------ Record excerpts ------

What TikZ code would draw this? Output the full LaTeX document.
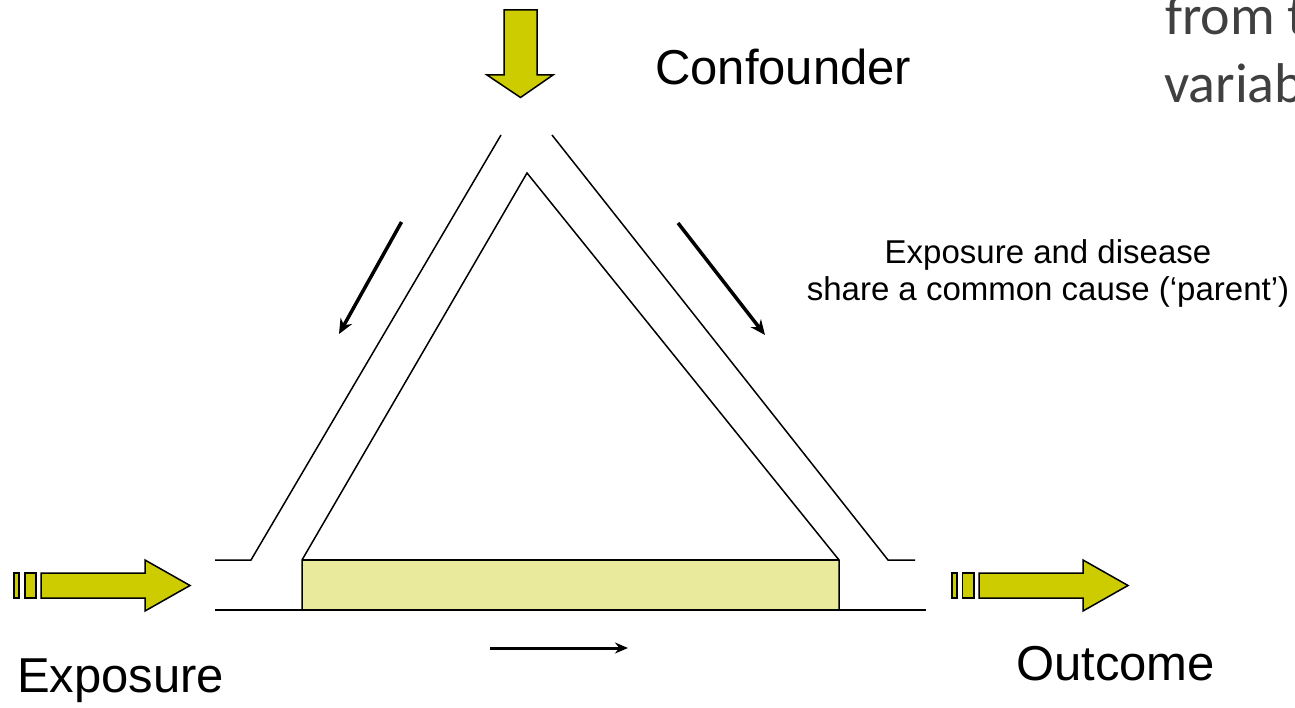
\documentclass[tikz,border=0pt]{standalone}
\usepackage{fontspec}
\setmainfont{Liberation Sans}
\newfontfamily\grayfont{Carlito}
\usetikzlibrary{arrows.meta}
\definecolor{olive}{RGB}{204,204,0}
\definecolor{paleyel}{RGB}{234,234,156}
\definecolor{txtgray}{RGB}{64,64,64}
\tikzset{
  blockarrow/.style={fill=olive,draw=black,line width=1.5pt,line join=miter},
  wall/.style={draw=black,line width=1.5pt},
  flow/.style={draw=black,line width=3.5pt,-{Stealth[length=15pt,width=13pt]}},
  biglabel/.style={anchor=base west,inner sep=0pt,font=\fontsize{49}{56}\selectfont},
}
\begin{document}
\begin{tikzpicture}[x=1pt,y=-1pt]
\useasboundingbox (0,0) rectangle (1295,708);
\clip (0,0) rectangle (1295,708);
% top block arrow
\draw[blockarrow] (504,10) -- (537,10) -- (537,75) -- (553,75) -- (520.5,97.5) -- (487,75) -- (504,75) -- cycle;
% left block arrow
\draw[blockarrow] (14,573) rectangle (19,598);
\draw[blockarrow] (25,573) rectangle (36,598);
\draw[blockarrow] (41,573) -- (145,573) -- (145,560) -- (190,585.5) -- (145,611) -- (145,598) -- (41,598) -- cycle;
% right block arrow
\draw[blockarrow] (952,573) rectangle (957,598);
\draw[blockarrow] (962.5,573) rectangle (974,598);
\draw[blockarrow] (979,573) -- (1083,573) -- (1083,560) -- (1128,585.5) -- (1083,611) -- (1083,598) -- (979,598) -- cycle;
% yellow box
\fill[paleyel] (302,560) rectangle (839,610);
% inner triangle and box edges
\draw[wall,line join=miter] (302,610) -- (302,560) -- (527,173) -- (839,560) -- (839,610);
\draw[wall] (302,560) -- (839,560);
% outer walls
\draw[wall] (501,135) -- (251,560) -- (215,560);
\draw[wall] (552,135) -- (888,560) -- (915,560);
% bottom line
\draw[draw=black,line width=2.8pt] (215,610) -- (926,610);
% small flow arrows
\coordinate (la1) at (401.5,222);
\coordinate (la2) at (339,334);
\coordinate (ra1) at (678,223);
\coordinate (ra2) at (765,335);
\coordinate (ba1) at (490,648);
\coordinate (ba2) at (628,648);
\draw[flow] (la1) -- (la2);
\draw[flow] (ra1) -- (ra2);
\draw[draw=black,line width=3pt,-{Stealth[length=13pt,width=11pt]}] (ba1) -- (ba2);
% labels
\node[biglabel] (conf) at (655,85) {Confounder};
\node[biglabel] (expo) at (17,692) {Exposure};
\node[biglabel] (outc) at (1016,680) {Outcome};
\node[anchor=base,inner sep=0pt,font=\fontsize{33}{37}\selectfont] (cap1) at (1048,264) {Exposure and disease};
\node[anchor=base,inner sep=0pt,font=\fontsize{33}{37}\selectfont] (cap2) at (1048,301) {share a common cause (‘parent’)};
\node[anchor=base west,inner sep=0pt,text=txtgray,font=\grayfont\fontsize{56}{66}\selectfont] (g1) at (1165,35) {from the};
\node[anchor=base west,inner sep=0pt,text=txtgray,font=\grayfont\fontsize{56}{66}\selectfont] (g2) at (1164,103) {variables};
\end{tikzpicture}
\end{document}
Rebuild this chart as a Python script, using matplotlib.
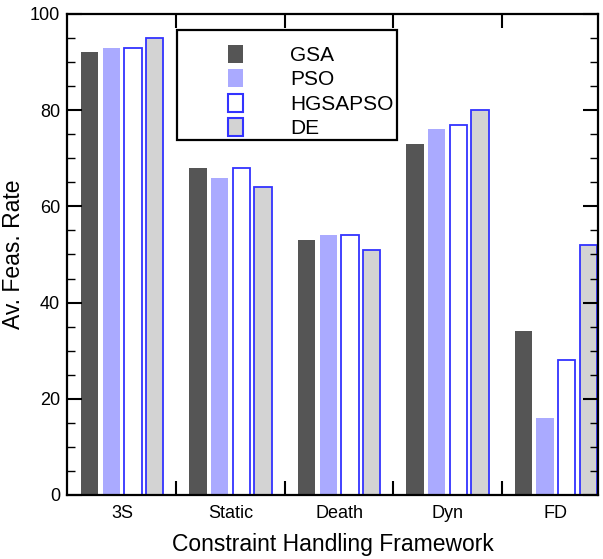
import matplotlib.pyplot as plt
import numpy as np
from matplotlib.patches import Patch, Rectangle
from matplotlib.ticker import MultipleLocator, FixedLocator

plt.rcParams['font.family'] = ['Liberation Sans', 'DejaVu Sans']

categories = ['3S', 'Static', 'Death', 'Dyn', 'FD']
methods = ['GSA', 'PSO', 'HGSAPSO', 'DE']
gsa = [92, 68, 53, 73, 34]
pso = [93, 66, 54, 76, 16]
hgsapso = [93, 68, 54, 77, 28]
de = [95, 64, 51, 80, 52]

series = [gsa, pso, hgsapso, de]
faces = ['#555555', '#aaaaff', 'white', '#d3d3d3']
edges = ['none', 'none', '#3333ff', '#3333ff']

fig = plt.figure(figsize=(6.03, 5.59), dpi=100)
ax = fig.add_axes([0.111, 0.1145, 0.881, 0.8605])

x = np.arange(len(categories))
offsets = [-0.3, -0.1, 0.1, 0.3]
for vals, off, fc, ec, name in zip(series, offsets, faces, edges, methods):
    ax.bar(x + off, vals, width=0.16, color=fc, edgecolor=ec,
           linewidth=1.3, label=name)

ax.set_xlim(-0.51, 4.39)
ax.set_ylim(0, 100)

ax.set_xticks(x)
ax.set_xticklabels(categories, fontsize=13)
ax.xaxis.set_minor_locator(FixedLocator(x[:-1] + 0.5))
ax.tick_params(axis='x', which='major', length=0, pad=7)
ax.tick_params(axis='x', which='minor', direction='in', length=10, width=1.5,
               top=True, bottom=True)

ax.set_yticks(range(0, 101, 20))
ax.yaxis.set_minor_locator(MultipleLocator(5))
ax.tick_params(axis='y', which='major', direction='in', length=11, width=1.5,
               labelsize=13, left=True, right=True, pad=5)
ax.tick_params(axis='y', which='minor', direction='in', length=6, width=1,
               left=True, right=True)

for s in ax.spines.values():
    s.set_linewidth(1.6)

ax.set_ylabel('Av. Feas. Rate', fontsize=16.5)
ax.yaxis.set_label_coords(-0.079, 0.5)
ax.set_xlabel('Constraint Handling Framework', fontsize=16.5, labelpad=8)

handles = [Patch(facecolor=fc, edgecolor=ec, linewidth=1.5)
           for fc, ec in zip(faces, edges)]
ax.legend(handles, methods, loc='upper left', bbox_to_anchor=(0.303, 0.936),
          frameon=False, fontsize=15, handlelength=0.72, handleheight=0.96,
          handletextpad=2.26, labelspacing=0.2, borderpad=0, borderaxespad=0)
ax.add_patch(Rectangle((0.207, 0.738), 0.414, 0.229, transform=ax.transAxes,
                       fill=False, edgecolor='black', linewidth=1.6,
                       clip_on=False, zorder=5))

fig.savefig('out.png', dpi=100)
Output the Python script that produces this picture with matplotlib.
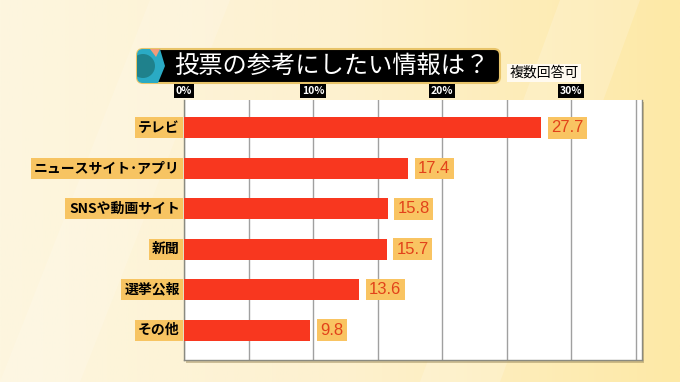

------

What the task asks: Write out all the entries again, word for word, and print no images.

Exercise solution:
What TikZ code would draw this? Output the full LaTeX document.
\documentclass[tikz,border=0pt]{standalone}
\usepackage{fontspec}
\setmainfont{Liberation Sans}
\newfontfamily\grayfont{Carlito}
\usetikzlibrary{arrows.meta}
\definecolor{olive}{RGB}{204,204,0}
\definecolor{paleyel}{RGB}{234,234,156}
\definecolor{txtgray}{RGB}{64,64,64}
\tikzset{
  blockarrow/.style={fill=olive,draw=black,line width=1.5pt,line join=miter},
  wall/.style={draw=black,line width=1.5pt},
  flow/.style={draw=black,line width=3.5pt,-{Stealth[length=15pt,width=13pt]}},
  biglabel/.style={anchor=base west,inner sep=0pt,font=\fontsize{49}{56}\selectfont},
}
\begin{document}
\begin{tikzpicture}[x=1pt,y=-1pt]
\useasboundingbox (0,0) rectangle (1295,708);
\clip (0,0) rectangle (1295,708);
% top block arrow
\draw[blockarrow] (504,10) -- (537,10) -- (537,75) -- (553,75) -- (520.5,97.5) -- (487,75) -- (504,75) -- cycle;
% left block arrow
\draw[blockarrow] (14,573) rectangle (19,598);
\draw[blockarrow] (25,573) rectangle (36,598);
\draw[blockarrow] (41,573) -- (145,573) -- (145,560) -- (190,585.5) -- (145,611) -- (145,598) -- (41,598) -- cycle;
% right block arrow
\draw[blockarrow] (952,573) rectangle (957,598);
\draw[blockarrow] (962.5,573) rectangle (974,598);
\draw[blockarrow] (979,573) -- (1083,573) -- (1083,560) -- (1128,585.5) -- (1083,611) -- (1083,598) -- (979,598) -- cycle;
% yellow box
\fill[paleyel] (302,560) rectangle (839,610);
% inner triangle and box edges
\draw[wall,line join=miter] (302,610) -- (302,560) -- (527,173) -- (839,560) -- (839,610);
\draw[wall] (302,560) -- (839,560);
% outer walls
\draw[wall] (501,135) -- (251,560) -- (215,560);
\draw[wall] (552,135) -- (888,560) -- (915,560);
% bottom line
\draw[draw=black,line width=2.8pt] (215,610) -- (926,610);
% small flow arrows
\coordinate (la1) at (401.5,222);
\coordinate (la2) at (339,334);
\coordinate (ra1) at (678,223);
\coordinate (ra2) at (765,335);
\coordinate (ba1) at (490,648);
\coordinate (ba2) at (628,648);
\draw[flow] (la1) -- (la2);
\draw[flow] (ra1) -- (ra2);
\draw[draw=black,line width=3pt,-{Stealth[length=13pt,width=11pt]}] (ba1) -- (ba2);
% labels
\node[biglabel] (conf) at (655,85) {Confounder};
\node[biglabel] (expo) at (17,692) {Exposure};
\node[biglabel] (outc) at (1016,680) {Outcome};
\node[anchor=base,inner sep=0pt,font=\fontsize{33}{37}\selectfont] (cap1) at (1048,264) {Exposure and disease};
\node[anchor=base,inner sep=0pt,font=\fontsize{33}{37}\selectfont] (cap2) at (1048,301) {share a common cause (‘parent’)};
\node[anchor=base west,inner sep=0pt,text=txtgray,font=\grayfont\fontsize{56}{66}\selectfont] (g1) at (1165,35) {from the};
\node[anchor=base west,inner sep=0pt,text=txtgray,font=\grayfont\fontsize{56}{66}\selectfont] (g2) at (1164,103) {variables};
\end{tikzpicture}
\end{document}
Rebuild this chart as a Python script, using matplotlib.
import matplotlib.pyplot as plt
import numpy as np
from matplotlib.patches import Patch, Rectangle
from matplotlib.ticker import MultipleLocator, FixedLocator

plt.rcParams['font.family'] = ['Liberation Sans', 'DejaVu Sans']

categories = ['3S', 'Static', 'Death', 'Dyn', 'FD']
methods = ['GSA', 'PSO', 'HGSAPSO', 'DE']
gsa = [92, 68, 53, 73, 34]
pso = [93, 66, 54, 76, 16]
hgsapso = [93, 68, 54, 77, 28]
de = [95, 64, 51, 80, 52]

series = [gsa, pso, hgsapso, de]
faces = ['#555555', '#aaaaff', 'white', '#d3d3d3']
edges = ['none', 'none', '#3333ff', '#3333ff']

fig = plt.figure(figsize=(6.03, 5.59), dpi=100)
ax = fig.add_axes([0.111, 0.1145, 0.881, 0.8605])

x = np.arange(len(categories))
offsets = [-0.3, -0.1, 0.1, 0.3]
for vals, off, fc, ec, name in zip(series, offsets, faces, edges, methods):
    ax.bar(x + off, vals, width=0.16, color=fc, edgecolor=ec,
           linewidth=1.3, label=name)

ax.set_xlim(-0.51, 4.39)
ax.set_ylim(0, 100)

ax.set_xticks(x)
ax.set_xticklabels(categories, fontsize=13)
ax.xaxis.set_minor_locator(FixedLocator(x[:-1] + 0.5))
ax.tick_params(axis='x', which='major', length=0, pad=7)
ax.tick_params(axis='x', which='minor', direction='in', length=10, width=1.5,
               top=True, bottom=True)

ax.set_yticks(range(0, 101, 20))
ax.yaxis.set_minor_locator(MultipleLocator(5))
ax.tick_params(axis='y', which='major', direction='in', length=11, width=1.5,
               labelsize=13, left=True, right=True, pad=5)
ax.tick_params(axis='y', which='minor', direction='in', length=6, width=1,
               left=True, right=True)

for s in ax.spines.values():
    s.set_linewidth(1.6)

ax.set_ylabel('Av. Feas. Rate', fontsize=16.5)
ax.yaxis.set_label_coords(-0.079, 0.5)
ax.set_xlabel('Constraint Handling Framework', fontsize=16.5, labelpad=8)

handles = [Patch(facecolor=fc, edgecolor=ec, linewidth=1.5)
           for fc, ec in zip(faces, edges)]
ax.legend(handles, methods, loc='upper left', bbox_to_anchor=(0.303, 0.936),
          frameon=False, fontsize=15, handlelength=0.72, handleheight=0.96,
          handletextpad=2.26, labelspacing=0.2, borderpad=0, borderaxespad=0)
ax.add_patch(Rectangle((0.207, 0.738), 0.414, 0.229, transform=ax.transAxes,
                       fill=False, edgecolor='black', linewidth=1.6,
                       clip_on=False, zorder=5))

fig.savefig('out.png', dpi=100)
Output the Python script that produces this picture with matplotlib.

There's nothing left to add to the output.